The day I flew back from Lima, Peru in the summer of 2006 was the day the US announced the ban on carrying liquids in hand luggage. I had no clue what was going on until I got back home. No one in Peru was panicking and so there were no restrictions when I boarded the plane with my usual bottle of water.

The day I flew back from Kathmandu to Delhi in October 2007 was the day that Benazir Bhutto returned to Pakistan from years of exile in Dubai. That day, security in the entire Indian subcontinent region was heightened out of fears that her return would spark violent riots. Airport security was tighter than anything I had ever experienced before - 5 checkpoints at the airport in Delhi. Tragically, Benazir Bhutto was assassinated 3 months later at a political rally in Pakistan.

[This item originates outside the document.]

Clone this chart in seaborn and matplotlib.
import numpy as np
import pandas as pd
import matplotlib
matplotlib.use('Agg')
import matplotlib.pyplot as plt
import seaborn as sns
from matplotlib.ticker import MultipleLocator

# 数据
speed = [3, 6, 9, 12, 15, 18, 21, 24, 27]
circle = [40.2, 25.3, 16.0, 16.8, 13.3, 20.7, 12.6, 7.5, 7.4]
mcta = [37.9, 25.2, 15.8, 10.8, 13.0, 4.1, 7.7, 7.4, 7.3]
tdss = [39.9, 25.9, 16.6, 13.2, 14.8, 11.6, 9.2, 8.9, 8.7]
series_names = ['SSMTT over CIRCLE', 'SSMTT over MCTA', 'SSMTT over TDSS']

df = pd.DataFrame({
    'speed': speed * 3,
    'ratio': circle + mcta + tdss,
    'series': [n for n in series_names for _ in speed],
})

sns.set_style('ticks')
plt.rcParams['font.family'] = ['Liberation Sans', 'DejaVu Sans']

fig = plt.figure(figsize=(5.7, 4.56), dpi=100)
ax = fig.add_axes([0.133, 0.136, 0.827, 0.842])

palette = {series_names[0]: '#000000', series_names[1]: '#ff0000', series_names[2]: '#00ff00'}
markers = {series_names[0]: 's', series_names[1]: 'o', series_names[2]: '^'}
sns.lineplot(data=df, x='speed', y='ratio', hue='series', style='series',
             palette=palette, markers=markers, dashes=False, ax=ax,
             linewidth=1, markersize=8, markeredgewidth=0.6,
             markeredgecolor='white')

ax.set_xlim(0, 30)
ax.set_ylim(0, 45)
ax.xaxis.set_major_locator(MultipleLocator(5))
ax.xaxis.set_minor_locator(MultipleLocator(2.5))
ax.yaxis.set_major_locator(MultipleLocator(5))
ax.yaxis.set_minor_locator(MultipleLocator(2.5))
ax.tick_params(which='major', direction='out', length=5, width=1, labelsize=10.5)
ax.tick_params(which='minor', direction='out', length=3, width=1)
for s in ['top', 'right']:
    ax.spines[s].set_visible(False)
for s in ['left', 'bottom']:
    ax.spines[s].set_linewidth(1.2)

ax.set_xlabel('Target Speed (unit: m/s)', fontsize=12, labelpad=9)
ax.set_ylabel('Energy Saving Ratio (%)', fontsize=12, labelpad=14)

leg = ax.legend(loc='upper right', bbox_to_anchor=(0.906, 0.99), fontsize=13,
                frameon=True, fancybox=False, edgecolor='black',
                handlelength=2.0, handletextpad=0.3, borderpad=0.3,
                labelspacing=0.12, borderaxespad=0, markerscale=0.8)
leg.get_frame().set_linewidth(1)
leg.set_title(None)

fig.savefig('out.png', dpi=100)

Just a short time before Lei and I left for Turkey and Croatia, a car bomb targeting Turkish soldiers, killed five people and wounded 68 in the city of Diyarbakir, a predominately Kurdish city located in southeast Turkey. The attack appeared to be in retaliation for three airstrikes by Turkish warplanes against Kurdish rebel shelters in northern Iraq the previous.

Around the same time, Montenegro declared its independnce from Serbia threatening to reignite a decades old hatred between Serbian and Croatia, which was siding with Montenegro.

Just prior to my second trip to Turkey 2008, the stock tumbled with several major financial institutions declaring bankruptcy. I just kept hoping that neither the airlines I was flying on or the banks that I had my money in were going under.

This time, my trip might be derailed not by the threat of violence or a financial crisis but by lingering fears of swine flu.

To me, the 2009 swine flu outbreak came and when in a the blink of an historic eye but for others, concerns of a possible still live on.

In late April 2009, WHO (World Health Organization) declared a "public health emergency of international concern" under the rules of the WHO's new International Health Regulations when the first cases of the H1N1 virus, as the swine flu is officially known as, were reported in the United States. Swine flu has come and gone in previous years but this was the first time that cases of human to human infection were reported and people were dying from it. Put into perspective though, more people die each year of the common flu than swine flu but (and I blame this on the media), panic followed annoucements of the first swine flu death.

While the rest of world has moved on from the scares that gripped entire nations for nearly three weeks in early May, China seems to be still reacting out of fear. Just today I read an article on that started with the story of a traveller from Alexandria, VA who was quarantined for 3 days in a Beijing hospital because his body temperature registered 98.9 degrees Fahrenheit....just 0.3 degrees above normal. As quoted from the article,
"In Beijing, more than 650 people have been quarantined since the scare began in April. Many of them were identified at the city's international airport, where masked technicians inspect each passenger and check for fever with a thermal forehead scanner that emits a beam of light.

Those unlucky enough to have flulike symptoms are taken to a quarantine building, decorated with posters about SARS, or severe acute respiratory syndrome, at Beijing's modern Ditan Hospital. For the time it takes to get the results of a test for swine flu -- two or three days -- this is their home.

Each patient is given a single room, painted light blue, with a bed, sink, shower, telephone and TV. Patients get three meals a day -- their choice of Chinese cuisine (mostly chicken and rice) or Western cooking (chicken and rice prepared a different way). Many of the medical professionals speak English and are very kind, patients said."

I hope that by the time I travel in mid June, Chinese fears will have abated and I won't have to worry about ending up quarantined in a Chinese hospital. I will be keeping my fingers crossed until I pass through immigration!